Drink beer and read a backlog of Tuna on my phone. And over the past two days, I've come to the conclusion that people are lazy.
I get it, the creative aspect of writing comes with practice and more practice and even more practice. I will never fault anyone for having a poor story or poor character designs if they're new.
But when I see dozens of stories on end, pockmarked left and right with grammatical and basic literary issues, I lose it. A few typos are fine, everyone does it. Ignoring every single comma before dialogue passages, or not using commas at all and reducing your work to ranking drivel is not okay.
If you can get an editor, great! But still check it twice or three times before it goes up. If you can't get an editor, then step away from the damn thing for a few days. Time and slow reading will give your mind a new set of lenses in which to judge your work. It's not that hard and, regardless of the creative quality of the work, will give it a much more polished look. Their readers will appreciate it too, as they're not stumbling over typos and mispunctuations every other sentence.

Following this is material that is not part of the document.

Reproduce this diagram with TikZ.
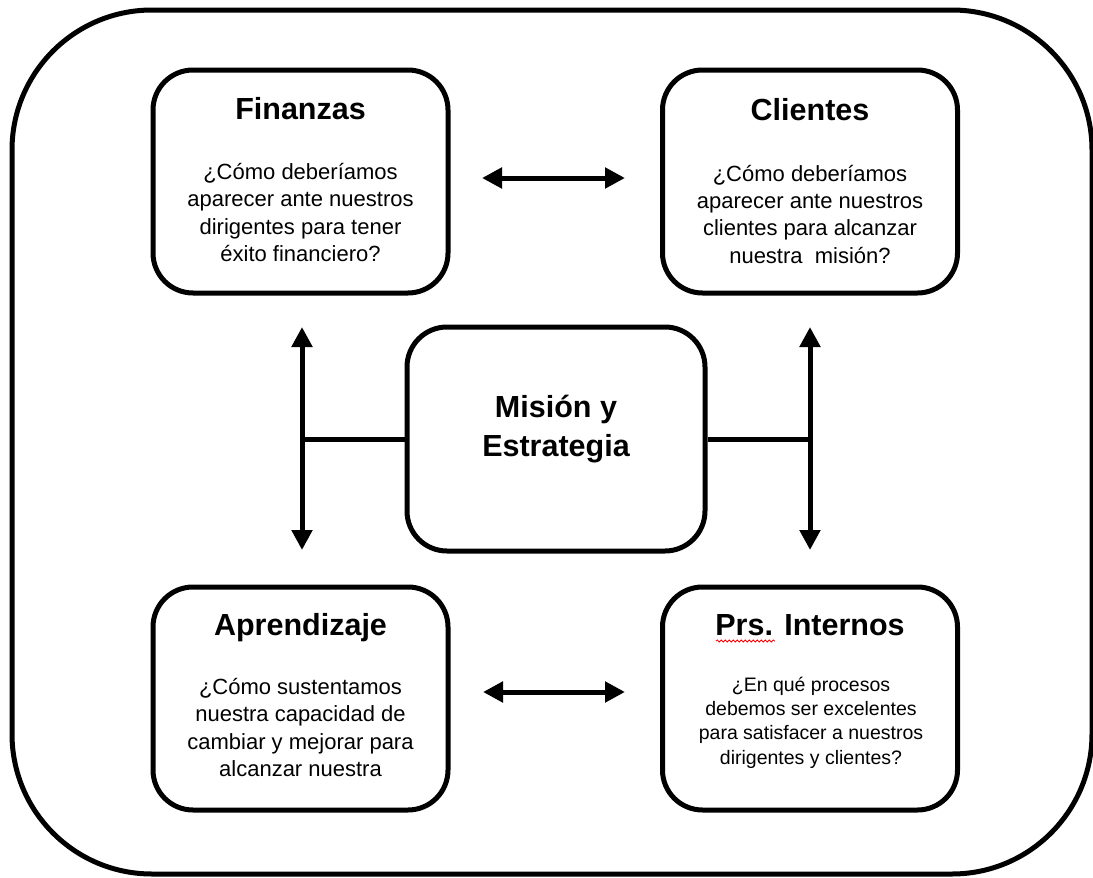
\documentclass[tikz,border=0pt]{standalone}
\usepackage{fontspec}
\setmainfont{Liberation Sans}
\usetikzlibrary{arrows.meta,decorations.pathmorphing}
\begin{document}
\begin{tikzpicture}[x=1pt,y=-1pt,
  box/.style={draw,line width=5pt,rounded corners=40pt,minimum width=295pt,minimum height=223pt,inner sep=0pt},
  heading/.style={font=\fontsize{30.5}{36}\selectfont\bfseries,anchor=base,inner sep=0pt},
  question/.style={font=\fontsize{22}{27.3}\selectfont,align=center,anchor=base,inner sep=0pt},
  link/.style={line width=5pt},
  twoway/.style={line width=5pt,{Triangle[length=20pt,width=20pt]}-{Triangle[length=20pt,width=20pt]}}]
\useasboundingbox (0,0) rectangle (1093,878);

% outer frame
\draw[line width=5pt,rounded corners=140pt] (12,10) rectangle (1092,874);

% perspective boxes
\node[box] (fin) at (300.5,181.5) {};
\node[box] (cli) at (810,181.5) {};
\node[box] (apr) at (300.5,698.5) {};
\node[box] (prs) at (810,698.5) {};
\node[box,minimum width=298pt,minimum height=224pt] (mis) at (556,439) {};

% headings (multi-line nodes sit on the baseline of their last line)
\node[heading] (finT) at (300.5,119.5) {Finanzas};
\node[heading] (cliT) at (810,120) {Clientes};
\node[heading] (aprT) at (300.5,635) {Aprendizaje};
\node[heading] (prsT) at (810,635.5) {Prs. Internos};
\node[heading,align=center] (misT) at (556,456.7) {Misión y\\[3pt]Estrategia};

% questions
\node[question] (finQ) at (300.5,261.5) {¿Cómo deberíamos\\aparecer ante nuestros\\dirigentes para tener\\éxito financiero?};
\node[question] (cliQ) at (810,263) {¿Cómo deberíamos\\aparecer ante nuestros\\clientes para alcanzar\\nuestra\ \ misión?};
\node[question] (aprQ) at (300.5,776.5) {¿Cómo sustentamos\\nuestra capacidad de\\cambiar y mejorar para\\alcanzar nuestra};
\node[question,font=\fontsize{19.5}{24.3}\selectfont] (prsQ) at (811,764) {¿En qué procesos\\debemos ser excelentes\\para satisfacer a nuestros\\dirigentes y clientes?};

% spelling mark under the abbreviation
\draw[red,line width=0.8pt,decorate,decoration={snake,amplitude=1.1pt,segment length=4pt}]
  (716,641) -- (775,641);

% horizontal links
\coordinate (tl) at (482,178);
\coordinate (tr) at (625,178);
\coordinate (bl) at (483,692);
\coordinate (br) at (625,692);
\draw[twoway] (tl) -- (tr);
\draw[twoway] (bl) -- (br);

% vertical links joined to the centre box
\coordinate (lt) at (302,327);
\coordinate (lb) at (302,550);
\coordinate (lm) at (302,439);
\coordinate (rt) at (810,327);
\coordinate (rb) at (810,550);
\coordinate (rm) at (810,439);
\draw[twoway] (lt) -- (lb);
\draw[twoway] (rt) -- (rb);
\draw[link] (lm) -- (mis.west);
\draw[link] (rm) -- (mis.east);
\end{tikzpicture}
\end{document}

I mean, c'mon, it's really not that hard.
On that note, however, the creative level could really come up a few notches, because we're Tuna and that makes us the best, right?
(Totally, dude.)
Thanks.
So, as I'm sitting here doing nothing, maybe I'll start writing a few mini-lessons. It'll be fun, maybe. I can pretend I'm writing actually creative things.
go for it!
Soooooo... "At Tuna, we're better than you... And we know it!"
I can dig it.
I find it hard to come up with ideas for Tuna. I think the issue with shipping is that making up a story just so you can write a particular relationship is a bad idea in general. Tenebrae was built like that, and I don't even know what to do with it anymore.
2666765 I think you're looking at it backwards. With stuff such as Kinetics, I view it more as, "let's build a solid story with these characters in it, and work in the romance in the gaps allowed." Because that's really what romance is in most stories, a subplot. If done well it can weave into the main plot line and make things more interesting, but in general tethering the romance to a strong plot line makes everything more enjoyable. The romance is fun and sweet and nice and allows the character interactions to become more complex, but it can be spaced out enough to be both less blunt and forced, and also more special with its sparse occurance.
That being said, I find fluffy stories to be cathartic and a nice little escape. I know you feel otherwise, but writing solely for romance does have it's purposes I suppose.
2666815 Building upon what you said, this is part of the reason why my outlines use more of the backstory and general idea, with the romance stuffs coming as part of the plot, but not dominating. I find it more fun to go through the progression of the relationship through what the plot throws in their path.
Of course, you know this because we brainstormed together
I just found your story "Kinetics," and I do hope that...yeah I lost my train of thought.
Stupid ADHD!Anyway, I guess going off of your ending, I could definitely say that lessons would be helpful for people that aren't like me where they have ideas, they just can't actually focus on said ideas.Well that came out more formal than expected.